Et Gustave d'accourir. Je ne jurerais pas aujourd'hui que ces messieurs se proposaient vraiment de m'escamoter. N'empêche, dès que mon compagnon est là auprès de moi, le paysage se métamorphose comme par enchantement, les hommes en uniforme renoncent à leur manœuvre, deviennent aussi doux que des agneaux. On nous pousse enfin vers la douane, au milieu de la foule des autres voyageurs. Ouf ? Que nenni. Mon parcours du combattant n'est pas terminé.

(à suivre)

Mongo BETI


[1] Paru en 1970 dans la collection Que sais-je des P.U.F., cet ouvrage, intitulé Le Cameroun demeurera sans doute comme le témoignage de la folie qui, pendant ces années-là, s'est emparée de l'intelligentsia française à propos de l'Afrique, l'amenant à professer, de sang froid et en toute connaissance de cause, les plus consternantes absurdités, les mensonges les plus éhontés, tout l'arc-en-ciel des reniements qui trahissent une atmosphère fasciste.

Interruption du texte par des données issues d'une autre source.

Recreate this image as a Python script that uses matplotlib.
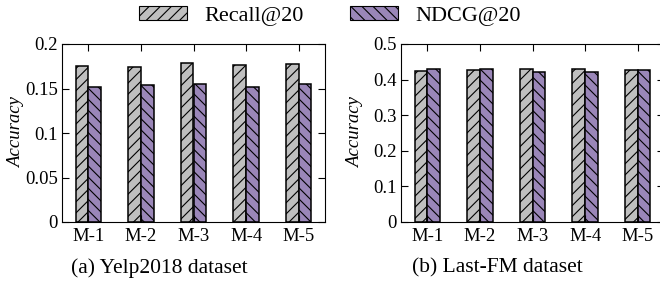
import matplotlib
matplotlib.use("Agg")
import matplotlib.pyplot as plt
import numpy as np
from matplotlib.patches import Patch

plt.rcParams['font.family'] = ['Liberation Serif', 'DejaVu Serif']
plt.rcParams['hatch.linewidth'] = 0.8
plt.rcParams['hatch.color'] = '#222222'

models = ["M-1", "M-2", "M-3", "M-4", "M-5"]
series_names = ["Recall@20", "NDCG@20"]

yelp_recall = [0.175, 0.174, 0.179, 0.176, 0.178]
yelp_ndcg = [0.152, 0.154, 0.155, 0.152, 0.155]

lastfm_recall = [0.424, 0.427, 0.429, 0.430, 0.426]
lastfm_ndcg = [0.429, 0.429, 0.421, 0.421, 0.426]

yelp_ticks = [0, 0.05, 0.1, 0.15, 0.2]
yelp_ticklabels = ["0", "0.05", "0.1", "0.15", "0.2"]
lastfm_ticks = [0, 0.1, 0.2, 0.3, 0.4, 0.5]
lastfm_ticklabels = ["0", "0.1", "0.2", "0.3", "0.4", "0.5"]

captions = ["(a) Yelp2018 dataset", "(b) Last-FM dataset"]

gray = '#bfbfbf'
purple = '#9a86b8'
hatches = ['///', '\\\\\\']

fig = plt.figure(figsize=(6.6, 2.82), dpi=100)
ax1 = fig.add_axes([62/660, 60/282, 263/660, 178/282])
ax2 = fig.add_axes([401/660, 60/282, 263/660, 178/282])

bw = 0.24
x = np.arange(len(models))

def draw(ax, rec, ndcg, ticks, ticklabels, top):
    ax.bar(x - bw/2, rec, bw, color=gray, edgecolor='black', linewidth=1.1, hatch=hatches[0])
    ax.bar(x + bw/2, ndcg, bw, color=purple, edgecolor='black', linewidth=1.1, hatch=hatches[1])
    ax.set_xlim(-0.5, 4.5)
    ax.set_ylim(0, top)
    ax.set_xticks(x)
    ax.set_xticklabels(models, fontsize=13.5)
    ax.set_yticks(ticks)
    ax.set_yticklabels(ticklabels, fontsize=13.5)
    ax.tick_params(direction='in', top=True, right=True, length=5, width=0.8)
    ax.tick_params(axis='x', pad=4)
    ax.tick_params(axis='y', pad=3)
    ax.set_ylabel("Accuracy", fontsize=13.5, style='italic')
    ax.yaxis.set_label_coords(-0.142, 0.5)
    for s in ax.spines.values():
        s.set_linewidth(0.8)

draw(ax1, yelp_recall, yelp_ndcg, yelp_ticks, yelp_ticklabels, 0.2)
draw(ax2, lastfm_recall, lastfm_ndcg, lastfm_ticks, lastfm_ticklabels, 0.5)

fig.text(159/660, 1 - 268/282, captions[0], ha='center', va='center', fontsize=15.5)
fig.text(497/660, 1 - 268/282, captions[1], ha='center', va='center', fontsize=15.5)

handles = [Patch(facecolor=gray, edgecolor='black', hatch=hatches[0], linewidth=0.8),
           Patch(facecolor=purple, edgecolor='black', hatch=hatches[1], linewidth=0.8)]
fig.legend(handles, series_names, loc='center', bbox_to_anchor=(0.5, 1 - 16/282),
           ncol=2, frameon=False, fontsize=16, handlelength=2.16, handleheight=0.6,
           columnspacing=2.1, handletextpad=0.77, borderpad=0, borderaxespad=0)

fig.savefig("out.png", dpi=100)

On oublie un peu trop aujourd'hui que l'Afrique francophone traversa dans les années 70 une atmosphère de réel fascisme, fascisme rampant peut-être, mais fascisme quand même.

[2] Et voilà que, occupé à écrire ce récit, je tombe sur Libération du mercredi 22 mai 1991, dans lequel je lis que le Guinéen Alfa Condé, exilé depuis trente-cinq ans, avait regagné son pays ! Nous détenons de bien tristes records, nous autres Africains. Et ceci depuis quasiment toujours.